The Soviet view on music as an art, was that it (music) should reflect and influence the public’s view towards that of the State view, and its desired social environment; not a reflection of the artist or composer. In the early years of the 20th Century, Socialist Realism was established, from art, music, philosophy, literature even the interpretation and critique of history must support and mirror the views of the Soviet State. Boris Asafiev created a theory of intonation as the means to implement Soviet Realism in music. As stated by Asafiev, Soviet Realism demanded Soviet composers to write music with intonations that supported the “ideological significance of Russian nationalism and of Soviet (sense) of reality.” (Rowell, 214) It is this ability to balance Sergei’s on sense of originality with that of the philosophies of the State that endeared him with the Soviet Government authorities, without corrupting his own creativity.
For the sake of brevity, I’ll leave the life story of Prokofiev to the reader’s own research via websites like Wikipedia. I do not wish to spend too much time on the easily acquired information. I’ll only briefly comment on the latter half of his life as it impacts the subject composition of this article.
During World War I, Prokofiev remained in St. Petersburg, studying and writing music. The symphony "Classical" was written during this period. After World War I, the Bolshevik Revolution began and once again Prokofiev went abroad. Prokofiev came to America where initially he found a fairly warm welcome by the public. The press, however, were very critical of him and his work. Eventually, his tour in America fell apart. Sergei's next move was to Germany and new work on an Opera called The Fiery Angel. The time he spent overseas was not favorable to his career. Several of Sergei's works created during this time did not fare well.
In 1935, Prokofiev returned to the Soviet Union with the intent to reestablish his roots and his own culture. He reestablished his standing as a premier Russian composer and also became a pioneer in creating music for the cinema. Prokofiev's work during this period of his life was very politically correct towards the Soviet philosophy of the arts. He found within himself a way to maintain his creative and originality while satisfying his cultural requirements. For his work, Prokofiev received many awards and prizes by the Communist Party. Prokofiev died on March 5, 1953, within minutes of the death of Stalin (Robinson, 573).
Prokofiev completed hisViolin Concerto No. 2 in G minor, Op. 63 in 1935. This concerto consists of three movements: Allegro moderato, Andante assai, and Allegro, Ben marcato.
- First Movement: The Second Concerto begins with a simple and soft violin solo. Slowly instruments are added creating a deep filling sound as if establishing the ground floor of this piece and setting the initial tone and emphasis on the qualities of the instrument. Then, an almost awkward melody jumps into the picture building the mystery. The beginning is in G minor and ends in G major. In Soviet music, a progression between minor and major notes was a standard method to intimate the optimism of a Soviet society.

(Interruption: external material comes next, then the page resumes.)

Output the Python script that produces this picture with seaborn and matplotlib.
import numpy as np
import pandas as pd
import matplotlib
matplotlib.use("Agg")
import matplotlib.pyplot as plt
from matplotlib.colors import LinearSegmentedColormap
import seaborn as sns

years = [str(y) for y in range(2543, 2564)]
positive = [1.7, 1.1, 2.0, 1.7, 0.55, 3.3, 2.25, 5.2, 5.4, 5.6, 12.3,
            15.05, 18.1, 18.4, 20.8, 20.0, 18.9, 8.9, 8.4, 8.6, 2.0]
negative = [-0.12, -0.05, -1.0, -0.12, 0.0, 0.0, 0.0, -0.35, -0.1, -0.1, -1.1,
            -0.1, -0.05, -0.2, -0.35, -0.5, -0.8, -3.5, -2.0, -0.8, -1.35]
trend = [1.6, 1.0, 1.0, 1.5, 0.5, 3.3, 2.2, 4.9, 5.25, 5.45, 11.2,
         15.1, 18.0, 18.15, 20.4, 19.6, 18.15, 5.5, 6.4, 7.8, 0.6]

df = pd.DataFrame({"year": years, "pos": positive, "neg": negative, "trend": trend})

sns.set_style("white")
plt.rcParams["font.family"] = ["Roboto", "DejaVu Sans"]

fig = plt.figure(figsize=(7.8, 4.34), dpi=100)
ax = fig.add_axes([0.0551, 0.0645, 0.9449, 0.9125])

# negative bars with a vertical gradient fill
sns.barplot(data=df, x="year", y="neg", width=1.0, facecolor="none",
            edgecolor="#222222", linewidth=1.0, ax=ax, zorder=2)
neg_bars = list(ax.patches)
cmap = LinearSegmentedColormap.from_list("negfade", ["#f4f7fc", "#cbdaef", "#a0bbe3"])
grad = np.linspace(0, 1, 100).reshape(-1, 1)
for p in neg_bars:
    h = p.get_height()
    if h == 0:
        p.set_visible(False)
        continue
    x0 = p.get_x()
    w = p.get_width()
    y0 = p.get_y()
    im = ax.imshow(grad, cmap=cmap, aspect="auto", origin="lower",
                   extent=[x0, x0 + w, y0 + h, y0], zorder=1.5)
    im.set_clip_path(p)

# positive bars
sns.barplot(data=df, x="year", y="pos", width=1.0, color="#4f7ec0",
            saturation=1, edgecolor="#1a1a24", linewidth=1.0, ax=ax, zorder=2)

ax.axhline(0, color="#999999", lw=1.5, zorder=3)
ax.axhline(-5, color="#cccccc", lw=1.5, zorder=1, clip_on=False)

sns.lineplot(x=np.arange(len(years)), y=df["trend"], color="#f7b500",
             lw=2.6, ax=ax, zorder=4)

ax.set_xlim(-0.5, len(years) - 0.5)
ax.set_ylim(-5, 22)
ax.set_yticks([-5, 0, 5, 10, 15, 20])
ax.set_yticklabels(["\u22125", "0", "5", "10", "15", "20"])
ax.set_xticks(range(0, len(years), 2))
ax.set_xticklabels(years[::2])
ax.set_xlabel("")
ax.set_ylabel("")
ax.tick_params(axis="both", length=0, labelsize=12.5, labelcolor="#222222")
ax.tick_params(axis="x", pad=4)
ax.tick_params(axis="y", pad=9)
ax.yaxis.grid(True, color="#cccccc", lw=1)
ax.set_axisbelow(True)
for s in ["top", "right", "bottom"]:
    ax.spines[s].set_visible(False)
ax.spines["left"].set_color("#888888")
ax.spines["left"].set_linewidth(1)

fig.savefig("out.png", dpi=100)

- The second movement also begins with a pleasant and tender violin solo, supported by additional instruments playing an almost staccato supporting melody. Then it evolves into a temporary moment of tension, only to return to another tender melody. The second movement switches back and forth from tender melody to moments of tension and the mysterious melodic tone. The long drawn-out melody of the Andante assai, which here and there plays off the slight rhythmic jolt of 4/4 time against the accompaniment 12/8, has long been recognized as one of Prokofiev's most grand melodic declaration. The ending is very anticlimactic, sounding as if the performers executed their last dying breath through the instruments.
- The third movement is very lively and dance-like. It is still rather more lyrical than virtuosic or transcending, though the various sections of its rondo shape have plenty of energy. The final movement of the concerto is prickly and jarring, particularly in its sudden and unexpected ending: gone is the lyricism of the first movement, where themes in minor and major are contrasted.

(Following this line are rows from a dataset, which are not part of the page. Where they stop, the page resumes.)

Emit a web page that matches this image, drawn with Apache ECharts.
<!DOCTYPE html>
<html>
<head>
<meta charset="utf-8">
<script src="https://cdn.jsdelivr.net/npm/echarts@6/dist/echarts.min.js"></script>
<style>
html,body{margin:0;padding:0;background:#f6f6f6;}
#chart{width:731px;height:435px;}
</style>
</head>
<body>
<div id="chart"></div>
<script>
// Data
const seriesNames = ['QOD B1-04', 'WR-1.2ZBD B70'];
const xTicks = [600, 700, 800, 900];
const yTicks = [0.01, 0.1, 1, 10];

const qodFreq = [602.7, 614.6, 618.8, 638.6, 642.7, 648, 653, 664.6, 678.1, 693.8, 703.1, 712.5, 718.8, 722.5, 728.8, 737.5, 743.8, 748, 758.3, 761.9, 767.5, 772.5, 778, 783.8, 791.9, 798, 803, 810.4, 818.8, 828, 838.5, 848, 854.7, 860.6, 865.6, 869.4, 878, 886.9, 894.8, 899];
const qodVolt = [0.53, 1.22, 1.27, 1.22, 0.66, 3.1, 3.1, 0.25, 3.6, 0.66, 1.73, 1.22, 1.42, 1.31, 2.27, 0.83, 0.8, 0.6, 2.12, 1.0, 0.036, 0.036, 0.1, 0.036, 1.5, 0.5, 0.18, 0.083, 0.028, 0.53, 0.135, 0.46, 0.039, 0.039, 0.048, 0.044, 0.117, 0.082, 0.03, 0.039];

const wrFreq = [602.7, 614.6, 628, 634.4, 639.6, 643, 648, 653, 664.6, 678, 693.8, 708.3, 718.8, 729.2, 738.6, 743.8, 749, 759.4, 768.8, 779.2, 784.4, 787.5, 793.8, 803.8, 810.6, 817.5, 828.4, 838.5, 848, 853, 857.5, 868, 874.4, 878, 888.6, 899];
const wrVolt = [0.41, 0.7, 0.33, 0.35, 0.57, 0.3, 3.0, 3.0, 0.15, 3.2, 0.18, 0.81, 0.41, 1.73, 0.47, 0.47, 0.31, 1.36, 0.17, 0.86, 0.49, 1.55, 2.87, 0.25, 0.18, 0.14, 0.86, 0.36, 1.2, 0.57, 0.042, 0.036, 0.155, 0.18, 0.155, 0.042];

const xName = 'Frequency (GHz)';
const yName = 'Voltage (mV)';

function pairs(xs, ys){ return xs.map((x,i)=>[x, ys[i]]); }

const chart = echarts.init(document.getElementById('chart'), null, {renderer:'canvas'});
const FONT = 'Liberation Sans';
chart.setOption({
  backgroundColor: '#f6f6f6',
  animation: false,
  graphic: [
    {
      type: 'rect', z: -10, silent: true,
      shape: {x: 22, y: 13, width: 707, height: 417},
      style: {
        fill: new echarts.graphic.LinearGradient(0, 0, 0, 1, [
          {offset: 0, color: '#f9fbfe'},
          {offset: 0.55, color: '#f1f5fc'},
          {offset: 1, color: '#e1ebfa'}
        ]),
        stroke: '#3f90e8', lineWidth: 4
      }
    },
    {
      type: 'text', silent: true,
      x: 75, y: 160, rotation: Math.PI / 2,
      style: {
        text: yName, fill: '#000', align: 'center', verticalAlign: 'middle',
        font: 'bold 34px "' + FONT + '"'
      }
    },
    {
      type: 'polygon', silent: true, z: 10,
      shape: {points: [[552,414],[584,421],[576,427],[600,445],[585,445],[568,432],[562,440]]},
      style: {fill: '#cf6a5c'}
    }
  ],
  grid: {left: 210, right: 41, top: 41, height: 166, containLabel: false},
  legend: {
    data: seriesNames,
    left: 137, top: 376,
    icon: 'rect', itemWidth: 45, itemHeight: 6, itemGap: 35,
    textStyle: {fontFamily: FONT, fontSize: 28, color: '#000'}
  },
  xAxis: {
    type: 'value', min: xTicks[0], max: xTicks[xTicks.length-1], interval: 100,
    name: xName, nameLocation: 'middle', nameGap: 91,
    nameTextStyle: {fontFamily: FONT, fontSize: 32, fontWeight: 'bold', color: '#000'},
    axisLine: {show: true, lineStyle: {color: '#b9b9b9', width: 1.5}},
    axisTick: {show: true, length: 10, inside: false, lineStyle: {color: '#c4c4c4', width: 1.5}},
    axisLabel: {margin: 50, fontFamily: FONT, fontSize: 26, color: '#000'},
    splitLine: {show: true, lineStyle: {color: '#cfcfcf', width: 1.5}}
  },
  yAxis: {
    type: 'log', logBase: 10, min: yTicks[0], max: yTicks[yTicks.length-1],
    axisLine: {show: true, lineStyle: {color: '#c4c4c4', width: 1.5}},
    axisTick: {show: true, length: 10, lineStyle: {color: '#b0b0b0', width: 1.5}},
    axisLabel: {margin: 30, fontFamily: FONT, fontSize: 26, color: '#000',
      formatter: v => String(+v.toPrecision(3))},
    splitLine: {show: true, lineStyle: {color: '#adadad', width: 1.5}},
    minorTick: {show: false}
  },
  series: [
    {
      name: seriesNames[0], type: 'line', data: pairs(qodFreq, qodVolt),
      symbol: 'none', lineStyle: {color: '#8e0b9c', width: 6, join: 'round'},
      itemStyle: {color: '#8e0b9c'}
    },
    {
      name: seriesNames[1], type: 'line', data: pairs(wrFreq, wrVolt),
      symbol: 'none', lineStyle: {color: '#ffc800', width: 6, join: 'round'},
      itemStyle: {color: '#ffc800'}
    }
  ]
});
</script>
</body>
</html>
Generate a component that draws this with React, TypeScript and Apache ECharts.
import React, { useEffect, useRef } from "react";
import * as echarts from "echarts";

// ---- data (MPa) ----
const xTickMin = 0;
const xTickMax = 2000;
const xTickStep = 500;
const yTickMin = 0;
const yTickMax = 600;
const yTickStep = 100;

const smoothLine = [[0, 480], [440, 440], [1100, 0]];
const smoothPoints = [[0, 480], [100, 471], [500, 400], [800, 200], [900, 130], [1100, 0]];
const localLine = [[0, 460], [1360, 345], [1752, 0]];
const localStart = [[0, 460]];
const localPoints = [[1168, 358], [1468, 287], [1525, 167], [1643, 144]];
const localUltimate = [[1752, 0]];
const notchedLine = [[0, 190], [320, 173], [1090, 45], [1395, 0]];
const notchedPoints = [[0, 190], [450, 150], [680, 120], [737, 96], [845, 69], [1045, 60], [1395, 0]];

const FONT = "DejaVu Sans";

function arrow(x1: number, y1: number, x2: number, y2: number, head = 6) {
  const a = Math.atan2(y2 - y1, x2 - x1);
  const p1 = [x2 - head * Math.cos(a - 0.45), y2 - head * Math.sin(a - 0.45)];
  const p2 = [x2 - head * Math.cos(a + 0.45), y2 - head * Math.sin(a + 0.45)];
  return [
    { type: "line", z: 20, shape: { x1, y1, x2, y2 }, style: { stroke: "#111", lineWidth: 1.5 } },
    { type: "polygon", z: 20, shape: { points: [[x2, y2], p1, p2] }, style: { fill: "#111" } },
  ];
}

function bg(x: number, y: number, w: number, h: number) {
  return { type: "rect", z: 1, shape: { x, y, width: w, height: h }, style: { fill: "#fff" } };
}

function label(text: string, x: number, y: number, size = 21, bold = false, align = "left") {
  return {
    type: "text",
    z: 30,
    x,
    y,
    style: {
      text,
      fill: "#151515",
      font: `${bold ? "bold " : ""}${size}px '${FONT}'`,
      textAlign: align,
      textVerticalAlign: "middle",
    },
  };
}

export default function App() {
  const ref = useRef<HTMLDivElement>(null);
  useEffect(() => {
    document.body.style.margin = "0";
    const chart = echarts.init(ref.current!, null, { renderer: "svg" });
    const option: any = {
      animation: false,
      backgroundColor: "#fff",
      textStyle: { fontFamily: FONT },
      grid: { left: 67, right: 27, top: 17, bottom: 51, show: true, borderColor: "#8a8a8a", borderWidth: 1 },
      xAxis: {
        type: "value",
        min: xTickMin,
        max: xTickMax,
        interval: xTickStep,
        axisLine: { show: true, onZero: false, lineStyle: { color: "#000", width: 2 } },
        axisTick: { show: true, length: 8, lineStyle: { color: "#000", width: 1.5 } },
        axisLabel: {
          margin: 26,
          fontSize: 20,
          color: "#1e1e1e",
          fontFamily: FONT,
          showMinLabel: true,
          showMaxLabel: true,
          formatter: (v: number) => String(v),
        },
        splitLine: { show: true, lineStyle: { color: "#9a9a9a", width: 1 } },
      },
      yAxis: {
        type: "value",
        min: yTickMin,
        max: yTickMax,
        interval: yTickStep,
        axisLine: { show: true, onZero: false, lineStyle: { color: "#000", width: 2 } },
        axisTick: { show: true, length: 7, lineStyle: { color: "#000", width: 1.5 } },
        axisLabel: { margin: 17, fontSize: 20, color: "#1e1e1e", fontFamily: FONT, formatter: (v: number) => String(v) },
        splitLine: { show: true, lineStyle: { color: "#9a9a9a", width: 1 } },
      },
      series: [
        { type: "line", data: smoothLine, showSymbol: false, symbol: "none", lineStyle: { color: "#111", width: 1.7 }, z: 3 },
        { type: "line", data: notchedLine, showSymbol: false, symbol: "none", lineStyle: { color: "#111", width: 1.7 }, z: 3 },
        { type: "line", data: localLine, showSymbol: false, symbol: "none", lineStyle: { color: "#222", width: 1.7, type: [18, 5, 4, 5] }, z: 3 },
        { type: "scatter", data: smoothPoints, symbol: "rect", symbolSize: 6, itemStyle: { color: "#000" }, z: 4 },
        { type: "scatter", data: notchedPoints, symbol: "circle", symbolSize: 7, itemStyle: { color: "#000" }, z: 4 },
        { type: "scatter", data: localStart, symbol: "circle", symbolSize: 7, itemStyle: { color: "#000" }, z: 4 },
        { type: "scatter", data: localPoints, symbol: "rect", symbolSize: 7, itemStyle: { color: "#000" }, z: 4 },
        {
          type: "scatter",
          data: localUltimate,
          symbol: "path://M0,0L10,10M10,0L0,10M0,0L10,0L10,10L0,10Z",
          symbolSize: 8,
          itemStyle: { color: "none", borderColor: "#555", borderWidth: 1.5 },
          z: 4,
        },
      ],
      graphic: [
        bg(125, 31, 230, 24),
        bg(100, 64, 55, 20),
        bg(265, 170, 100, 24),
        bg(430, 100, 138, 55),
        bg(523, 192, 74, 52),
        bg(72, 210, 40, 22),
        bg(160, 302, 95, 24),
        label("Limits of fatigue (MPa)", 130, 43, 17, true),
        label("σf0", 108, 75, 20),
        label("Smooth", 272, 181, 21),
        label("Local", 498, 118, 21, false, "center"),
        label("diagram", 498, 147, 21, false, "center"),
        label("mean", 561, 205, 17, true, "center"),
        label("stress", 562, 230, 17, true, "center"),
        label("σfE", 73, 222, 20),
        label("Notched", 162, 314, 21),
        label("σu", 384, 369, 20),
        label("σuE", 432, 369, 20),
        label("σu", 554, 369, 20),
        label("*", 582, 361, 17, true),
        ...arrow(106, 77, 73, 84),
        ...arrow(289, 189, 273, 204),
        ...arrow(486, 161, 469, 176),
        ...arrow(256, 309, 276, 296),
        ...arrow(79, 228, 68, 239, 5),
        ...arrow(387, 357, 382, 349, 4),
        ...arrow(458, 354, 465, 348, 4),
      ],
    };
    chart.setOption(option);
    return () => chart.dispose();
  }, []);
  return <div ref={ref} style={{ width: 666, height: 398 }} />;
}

Prokofiev's concerto sounds and feels like there are several continual streams of dramatic segments, loosely tied together, as if watching a black and white movie that is transitioning from chase scenes, escapes scenes, mysterious moments, moments of resolution, moments of compassion and romance. Only one continuous theme exists in this concerto. That is a theme of drama wrapped around these three movements. This may be a drama representing the chronological events in those earlier years of the (then) Soviet Union, and possible in contrast or reflection of Prokofiev's own life.

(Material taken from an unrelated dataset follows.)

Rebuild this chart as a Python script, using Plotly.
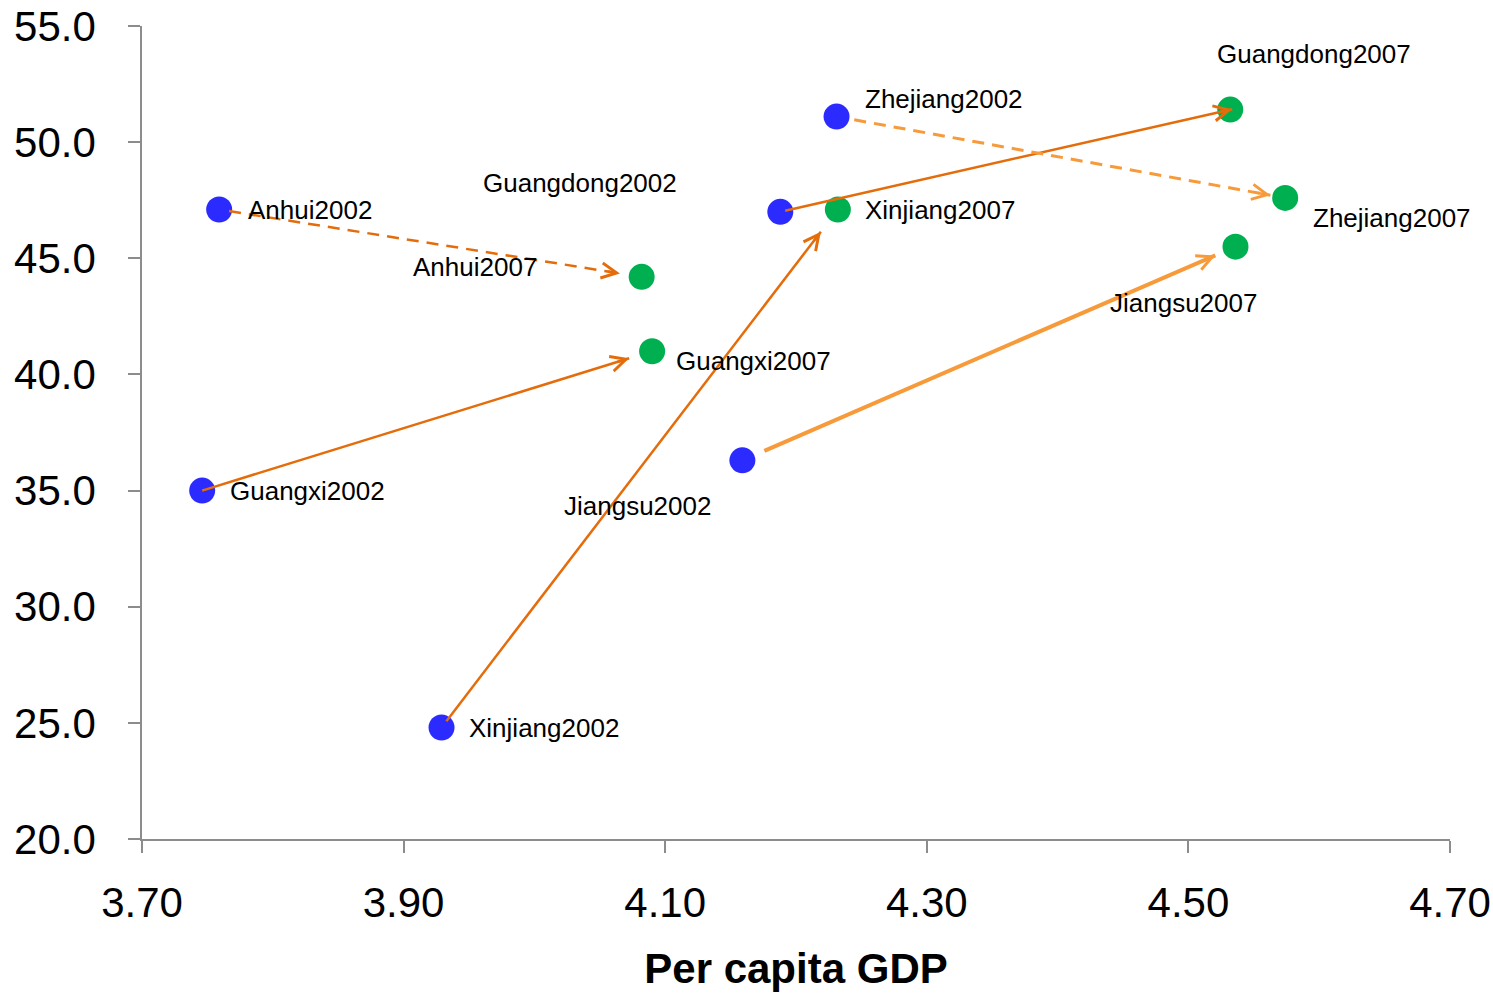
import math
import plotly.graph_objects as go

# ---------------- data ----------------
provinces = ["Anhui", "Guangxi", "Xinjiang", "Jiangsu", "Guangdong", "Zhejiang"]
gdp_2002 = [3.759, 3.746, 3.929, 4.159, 4.188, 4.231]
val_2002 = [47.1, 35.0, 24.8, 36.3, 47.0, 51.1]
gdp_2007 = [4.082, 4.090, 4.232, 4.536, 4.532, 4.574]
val_2007 = [44.2, 41.0, 47.1, 45.5, 51.4, 47.6]
x_ticks = [3.70, 3.90, 4.10, 4.30, 4.50, 4.70]
y_ticks = [20, 25, 30, 35, 40, 45, 50, 55]
x_title = "Per capita GDP"

# ---------------- styles ----------------
W, H = 1493, 994
ML, MR, MT, MB = 142, 43, 26, 155
XR = [3.70, 4.70]
YR = [20, 55]
FONT = "Liberation Sans, Arial, sans-serif"
BLUE = "#2B2BFF"
GREEN = "#00B050"
DARK_OR = "#E46C0A"
LIGHT_OR = "#F79A3A"

# label offsets (left edge xshift, yshift) in px
lab_2002 = {
    "Anhui": (27, 0), "Guangxi": (26, 0), "Xinjiang": (25, 0),
    "Jiangsu": (-180, -46), "Guangdong": (-299, 29), "Zhejiang": (26, 18),
}
lab_2007 = {
    "Anhui": (-231, 10), "Guangxi": (22, -10), "Xinjiang": (25, 0),
    "Jiangsu": (-127, -56), "Guangdong": (-15, 56), "Zhejiang": (26, -20),
}
# arrow styles: start offset px, end offset px, colour, width, dash
arrow_style = {
    "Anhui": (10, 22, DARK_OR, 2.5, "12px,8px"),
    "Guangxi": (0, 24, DARK_OR, 2.5, "solid"),
    "Xinjiang": (8, 28, DARK_OR, 2.5, "solid"),
    "Jiangsu": (24, 22, LIGHT_OR, 4, "solid"),
    "Guangdong": (5, -2, DARK_OR, 2.5, "solid"),
    "Zhejiang": (18, 15, LIGHT_OR, 3, "12px,8px"),
}
HEAD_TAIL = 14  # px length of the short shaft carrying each arrowhead

pw, ph = W - ML - MR, H - MT - MB
sx = pw / (XR[1] - XR[0])
sy = ph / (YR[1] - YR[0])


def shorten(x0, y0, x1, y1, s0, s1):
    dx, dy = (x1 - x0) * sx, (y1 - y0) * sy
    L = math.hypot(dx, dy)
    t0, t1 = s0 / L, 1 - s1 / L
    th = 1 - (s1 + HEAD_TAIL) / L
    return (x0 + (x1 - x0) * t0, y0 + (y1 - y0) * t0,
            x0 + (x1 - x0) * t1, y0 + (y1 - y0) * t1,
            x0 + (x1 - x0) * th, y0 + (y1 - y0) * th)


fig = go.Figure()
fig.add_trace(go.Scatter(x=gdp_2002, y=val_2002, mode="markers",
                         marker=dict(size=26, color=BLUE), cliponaxis=False,
                         showlegend=False, hoverinfo="skip"))
fig.add_trace(go.Scatter(x=gdp_2007, y=val_2007, mode="markers",
                         marker=dict(size=26, color=GREEN), cliponaxis=False,
                         showlegend=False, hoverinfo="skip"))

annotations = []
for i, p in enumerate(provinces):
    s0, s1, col, lw, dash = arrow_style[p]
    xa, ya, xb, yb, xh, yh = shorten(gdp_2002[i], val_2002[i], gdp_2007[i], val_2007[i], s0, s1)
    fig.add_trace(go.Scatter(x=[xa, xb], y=[ya, yb], mode="lines",
                             line=dict(color=col, width=lw, dash=dash),
                             cliponaxis=False, showlegend=False, hoverinfo="skip"))
    annotations.append(dict(x=xb, y=yb, xref="x", yref="y", ax=xh, ay=yh,
                            axref="x", ayref="y", showarrow=True, arrowhead=5,
                            arrowsize=1.2, arrowwidth=2.5, arrowcolor=col, text=" ",
                            font=dict(size=1)))

for i, p in enumerate(provinces):
    for xs, ys, labs, yr in ((gdp_2002, val_2002, lab_2002, "2002"),
                             (gdp_2007, val_2007, lab_2007, "2007")):
        dxp, dyp = labs[p]
        annotations.append(dict(x=xs[i], y=ys[i], xref="x", yref="y", text=p + yr,
                                showarrow=False, xanchor="left", yanchor="middle",
                                xshift=dxp, yshift=dyp,
                                font=dict(family=FONT, size=26, color="#000000")))

fig.update_layout(
    width=W, height=H,
    margin=dict(l=ML, r=MR, t=MT, b=MB, pad=0, autoexpand=False),
    paper_bgcolor="white", plot_bgcolor="white",
    font=dict(family=FONT, color="#000000"),
    annotations=annotations,
    xaxis=dict(range=XR, tickvals=x_ticks, ticktext=[f"{v:.2f}" for v in x_ticks],
               showgrid=False, zeroline=False, showline=True, linecolor="#8C8C8C",
               linewidth=1.5, ticks="outside", ticklen=12, tickcolor="#8C8C8C",
               tickwidth=1.5, tickfont=dict(family=FONT, size=42, color="#000000"),
               ticklabelstandoff=14, automargin=False, ticklabeloverflow="allow",
               title=dict(text="<b>" + x_title + "</b>",
                          font=dict(family=FONT, size=42, color="#000000"), standoff=28)),
    yaxis=dict(range=YR, tickvals=y_ticks, ticktext=[f"{v:.1f}" for v in y_ticks],
               showgrid=False, zeroline=False, showline=True, linecolor="#8C8C8C",
               linewidth=1.5, ticks="outside", ticklen=12, tickcolor="#8C8C8C",
               tickwidth=1.5, tickfont=dict(family=FONT, size=42, color="#000000"),
               ticklabelstandoff=24, automargin=False, ticklabeloverflow="allow"),
)

fig.write_html("out.html",
               config={"displayModeBar": False},
               post_script="document.body.style.margin='0';"
                           "document.documentElement.style.overflow='hidden';")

Sergei Prokofiev's life and music were intimately connected with events and movements of his time. His work was considered to be original even at an early age. But it was in his later years that he balanced and merged his originality, with that of the philosophies of the State, endearing himself to the Soviet Government, without corrupting his own creativity. The Second Concerto was Prokofiev's last commission in the West, composed just before he moved to Moscow for good. This Concerto may have been the beginning of Prokofiev's process of adapting to the needs and demands of official Soviet position on the arts: the balance between individual creativity to the society's political standards.
Final note: This analysis is based on Anne Akiko Meyers excellent performance of Prokofiev's Violin Concertos and Five Melodies with Radio-Sinfonie-Orchester Frankfurt conducted by Dmitri Kitaenko. It can be found on Compact Disk published by BMG Entertainment.